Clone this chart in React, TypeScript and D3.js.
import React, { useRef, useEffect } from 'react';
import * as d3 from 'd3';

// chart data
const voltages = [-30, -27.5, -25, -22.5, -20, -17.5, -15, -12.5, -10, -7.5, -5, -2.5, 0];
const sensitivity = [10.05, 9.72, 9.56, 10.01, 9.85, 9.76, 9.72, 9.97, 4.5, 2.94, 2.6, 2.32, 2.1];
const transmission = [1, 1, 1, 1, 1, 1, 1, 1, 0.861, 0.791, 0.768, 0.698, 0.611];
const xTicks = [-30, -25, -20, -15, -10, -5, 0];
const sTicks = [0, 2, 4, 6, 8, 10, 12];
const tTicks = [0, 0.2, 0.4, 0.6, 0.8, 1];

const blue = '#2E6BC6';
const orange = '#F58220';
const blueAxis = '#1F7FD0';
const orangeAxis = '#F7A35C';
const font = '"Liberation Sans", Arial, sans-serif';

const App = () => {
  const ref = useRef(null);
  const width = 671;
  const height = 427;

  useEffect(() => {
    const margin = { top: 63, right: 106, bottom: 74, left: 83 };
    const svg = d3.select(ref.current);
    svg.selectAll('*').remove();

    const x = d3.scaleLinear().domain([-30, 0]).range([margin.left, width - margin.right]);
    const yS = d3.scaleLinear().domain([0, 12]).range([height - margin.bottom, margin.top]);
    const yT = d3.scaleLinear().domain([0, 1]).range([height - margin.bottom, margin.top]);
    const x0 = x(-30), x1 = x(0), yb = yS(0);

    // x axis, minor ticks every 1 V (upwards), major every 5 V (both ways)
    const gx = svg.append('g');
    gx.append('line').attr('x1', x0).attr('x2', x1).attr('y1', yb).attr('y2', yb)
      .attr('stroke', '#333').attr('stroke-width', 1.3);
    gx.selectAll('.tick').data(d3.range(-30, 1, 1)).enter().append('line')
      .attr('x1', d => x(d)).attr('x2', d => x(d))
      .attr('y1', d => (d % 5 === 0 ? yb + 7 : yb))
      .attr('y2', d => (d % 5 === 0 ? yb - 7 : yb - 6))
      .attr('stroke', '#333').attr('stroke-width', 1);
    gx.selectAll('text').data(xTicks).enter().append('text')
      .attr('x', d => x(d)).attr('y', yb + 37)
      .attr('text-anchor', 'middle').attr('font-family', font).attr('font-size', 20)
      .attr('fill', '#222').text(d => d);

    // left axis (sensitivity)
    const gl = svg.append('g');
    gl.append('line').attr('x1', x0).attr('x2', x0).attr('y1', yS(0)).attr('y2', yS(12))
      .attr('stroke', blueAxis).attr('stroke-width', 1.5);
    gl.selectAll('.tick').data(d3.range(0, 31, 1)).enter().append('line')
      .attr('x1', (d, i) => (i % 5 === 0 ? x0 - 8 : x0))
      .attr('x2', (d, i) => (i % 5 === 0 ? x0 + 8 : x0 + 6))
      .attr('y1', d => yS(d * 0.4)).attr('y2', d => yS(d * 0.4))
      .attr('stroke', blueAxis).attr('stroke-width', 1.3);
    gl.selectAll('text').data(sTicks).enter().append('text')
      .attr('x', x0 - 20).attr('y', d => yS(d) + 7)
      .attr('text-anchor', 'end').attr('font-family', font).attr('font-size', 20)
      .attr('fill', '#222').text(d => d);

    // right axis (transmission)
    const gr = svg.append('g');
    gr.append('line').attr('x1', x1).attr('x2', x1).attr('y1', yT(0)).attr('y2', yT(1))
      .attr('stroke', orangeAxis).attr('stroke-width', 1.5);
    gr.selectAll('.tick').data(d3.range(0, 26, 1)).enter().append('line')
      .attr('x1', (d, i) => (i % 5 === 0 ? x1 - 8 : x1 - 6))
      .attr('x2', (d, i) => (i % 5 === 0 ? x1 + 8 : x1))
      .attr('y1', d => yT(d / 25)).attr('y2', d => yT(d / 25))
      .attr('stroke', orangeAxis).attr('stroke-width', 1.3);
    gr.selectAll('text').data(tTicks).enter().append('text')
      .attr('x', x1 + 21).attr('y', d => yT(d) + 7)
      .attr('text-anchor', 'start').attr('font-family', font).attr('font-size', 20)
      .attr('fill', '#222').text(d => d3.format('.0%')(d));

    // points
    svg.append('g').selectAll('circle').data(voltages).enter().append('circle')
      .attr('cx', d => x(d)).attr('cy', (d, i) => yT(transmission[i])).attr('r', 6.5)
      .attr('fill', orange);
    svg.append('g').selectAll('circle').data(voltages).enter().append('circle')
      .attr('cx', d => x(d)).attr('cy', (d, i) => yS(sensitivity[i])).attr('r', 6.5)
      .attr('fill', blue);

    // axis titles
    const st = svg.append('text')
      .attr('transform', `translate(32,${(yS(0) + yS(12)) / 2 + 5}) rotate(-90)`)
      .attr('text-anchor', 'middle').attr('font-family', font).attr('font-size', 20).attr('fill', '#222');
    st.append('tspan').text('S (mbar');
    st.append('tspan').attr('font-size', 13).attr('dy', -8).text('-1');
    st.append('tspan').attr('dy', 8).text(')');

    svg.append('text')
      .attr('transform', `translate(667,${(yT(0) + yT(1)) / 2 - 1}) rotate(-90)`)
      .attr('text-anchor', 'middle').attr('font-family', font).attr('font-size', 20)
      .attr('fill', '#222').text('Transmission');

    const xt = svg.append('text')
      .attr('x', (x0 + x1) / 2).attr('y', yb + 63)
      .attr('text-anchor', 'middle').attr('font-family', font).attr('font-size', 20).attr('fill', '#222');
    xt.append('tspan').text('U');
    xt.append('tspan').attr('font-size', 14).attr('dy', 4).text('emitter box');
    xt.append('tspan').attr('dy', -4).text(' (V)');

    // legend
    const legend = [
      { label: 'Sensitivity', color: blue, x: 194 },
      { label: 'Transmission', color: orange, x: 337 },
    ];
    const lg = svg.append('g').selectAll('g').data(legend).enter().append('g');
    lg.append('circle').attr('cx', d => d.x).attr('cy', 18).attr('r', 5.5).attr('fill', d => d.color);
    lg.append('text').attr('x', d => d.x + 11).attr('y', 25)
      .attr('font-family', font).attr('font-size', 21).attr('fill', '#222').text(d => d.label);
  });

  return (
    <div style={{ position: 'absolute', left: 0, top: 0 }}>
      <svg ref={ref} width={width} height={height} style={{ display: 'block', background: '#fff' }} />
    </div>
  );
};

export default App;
= = = = = = =
The problem: Nothing should be left out: repeat all of the data exactly.

Solution for this task:
Clone this chart in React, TypeScript and D3.js.
import React, { useRef, useEffect } from 'react';
import * as d3 from 'd3';

// chart data
const voltages = [-30, -27.5, -25, -22.5, -20, -17.5, -15, -12.5, -10, -7.5, -5, -2.5, 0];
const sensitivity = [10.05, 9.72, 9.56, 10.01, 9.85, 9.76, 9.72, 9.97, 4.5, 2.94, 2.6, 2.32, 2.1];
const transmission = [1, 1, 1, 1, 1, 1, 1, 1, 0.861, 0.791, 0.768, 0.698, 0.611];
const xTicks = [-30, -25, -20, -15, -10, -5, 0];
const sTicks = [0, 2, 4, 6, 8, 10, 12];
const tTicks = [0, 0.2, 0.4, 0.6, 0.8, 1];

const blue = '#2E6BC6';
const orange = '#F58220';
const blueAxis = '#1F7FD0';
const orangeAxis = '#F7A35C';
const font = '"Liberation Sans", Arial, sans-serif';

const App = () => {
  const ref = useRef(null);
  const width = 671;
  const height = 427;

  useEffect(() => {
    const margin = { top: 63, right: 106, bottom: 74, left: 83 };
    const svg = d3.select(ref.current);
    svg.selectAll('*').remove();

    const x = d3.scaleLinear().domain([-30, 0]).range([margin.left, width - margin.right]);
    const yS = d3.scaleLinear().domain([0, 12]).range([height - margin.bottom, margin.top]);
    const yT = d3.scaleLinear().domain([0, 1]).range([height - margin.bottom, margin.top]);
    const x0 = x(-30), x1 = x(0), yb = yS(0);

    // x axis, minor ticks every 1 V (upwards), major every 5 V (both ways)
    const gx = svg.append('g');
    gx.append('line').attr('x1', x0).attr('x2', x1).attr('y1', yb).attr('y2', yb)
      .attr('stroke', '#333').attr('stroke-width', 1.3);
    gx.selectAll('.tick').data(d3.range(-30, 1, 1)).enter().append('line')
      .attr('x1', d => x(d)).attr('x2', d => x(d))
      .attr('y1', d => (d % 5 === 0 ? yb + 7 : yb))
      .attr('y2', d => (d % 5 === 0 ? yb - 7 : yb - 6))
      .attr('stroke', '#333').attr('stroke-width', 1);
    gx.selectAll('text').data(xTicks).enter().append('text')
      .attr('x', d => x(d)).attr('y', yb + 37)
      .attr('text-anchor', 'middle').attr('font-family', font).attr('font-size', 20)
      .attr('fill', '#222').text(d => d);

    // left axis (sensitivity)
    const gl = svg.append('g');
    gl.append('line').attr('x1', x0).attr('x2', x0).attr('y1', yS(0)).attr('y2', yS(12))
      .attr('stroke', blueAxis).attr('stroke-width', 1.5);
    gl.selectAll('.tick').data(d3.range(0, 31, 1)).enter().append('line')
      .attr('x1', (d, i) => (i % 5 === 0 ? x0 - 8 : x0))
      .attr('x2', (d, i) => (i % 5 === 0 ? x0 + 8 : x0 + 6))
      .attr('y1', d => yS(d * 0.4)).attr('y2', d => yS(d * 0.4))
      .attr('stroke', blueAxis).attr('stroke-width', 1.3);
    gl.selectAll('text').data(sTicks).enter().append('text')
      .attr('x', x0 - 20).attr('y', d => yS(d) + 7)
      .attr('text-anchor', 'end').attr('font-family', font).attr('font-size', 20)
      .attr('fill', '#222').text(d => d);

    // right axis (transmission)
    const gr = svg.append('g');
    gr.append('line').attr('x1', x1).attr('x2', x1).attr('y1', yT(0)).attr('y2', yT(1))
      .attr('stroke', orangeAxis).attr('stroke-width', 1.5);
    gr.selectAll('.tick').data(d3.range(0, 26, 1)).enter().append('line')
      .attr('x1', (d, i) => (i % 5 === 0 ? x1 - 8 : x1 - 6))
      .attr('x2', (d, i) => (i % 5 === 0 ? x1 + 8 : x1))
      .attr('y1', d => yT(d / 25)).attr('y2', d => yT(d / 25))
      .attr('stroke', orangeAxis).attr('stroke-width', 1.3);
    gr.selectAll('text').data(tTicks).enter().append('text')
      .attr('x', x1 + 21).attr('y', d => yT(d) + 7)
      .attr('text-anchor', 'start').attr('font-family', font).attr('font-size', 20)
      .attr('fill', '#222').text(d => d3.format('.0%')(d));

    // points
    svg.append('g').selectAll('circle').data(voltages).enter().append('circle')
      .attr('cx', d => x(d)).attr('cy', (d, i) => yT(transmission[i])).attr('r', 6.5)
      .attr('fill', orange);
    svg.append('g').selectAll('circle').data(voltages).enter().append('circle')
      .attr('cx', d => x(d)).attr('cy', (d, i) => yS(sensitivity[i])).attr('r', 6.5)
      .attr('fill', blue);

    // axis titles
    const st = svg.append('text')
      .attr('transform', `translate(32,${(yS(0) + yS(12)) / 2 + 5}) rotate(-90)`)
      .attr('text-anchor', 'middle').attr('font-family', font).attr('font-size', 20).attr('fill', '#222');
    st.append('tspan').text('S (mbar');
    st.append('tspan').attr('font-size', 13).attr('dy', -8).text('-1');
    st.append('tspan').attr('dy', 8).text(')');

    svg.append('text')
      .attr('transform', `translate(667,${(yT(0) + yT(1)) / 2 - 1}) rotate(-90)`)
      .attr('text-anchor', 'middle').attr('font-family', font).attr('font-size', 20)
      .attr('fill', '#222').text('Transmission');

    const xt = svg.append('text')
      .attr('x', (x0 + x1) / 2).attr('y', yb + 63)
      .attr('text-anchor', 'middle').attr('font-family', font).attr('font-size', 20).attr('fill', '#222');
    xt.append('tspan').text('U');
    xt.append('tspan').attr('font-size', 14).attr('dy', 4).text('emitter box');
    xt.append('tspan').attr('dy', -4).text(' (V)');

    // legend
    const legend = [
      { label: 'Sensitivity', color: blue, x: 194 },
      { label: 'Transmission', color: orange, x: 337 },
    ];
    const lg = svg.append('g').selectAll('g').data(legend).enter().append('g');
    lg.append('circle').attr('cx', d => d.x).attr('cy', 18).attr('r', 5.5).attr('fill', d => d.color);
    lg.append('text').attr('x', d => d.x + 11).attr('y', 25)
      .attr('font-family', font).attr('font-size', 21).attr('fill', '#222').text(d => d.label);
  });

  return (
    <div style={{ position: 'absolute', left: 0, top: 0 }}>
      <svg ref={ref} width={width} height={height} style={{ display: 'block', background: '#fff' }} />
    </div>
  );
};

export default App;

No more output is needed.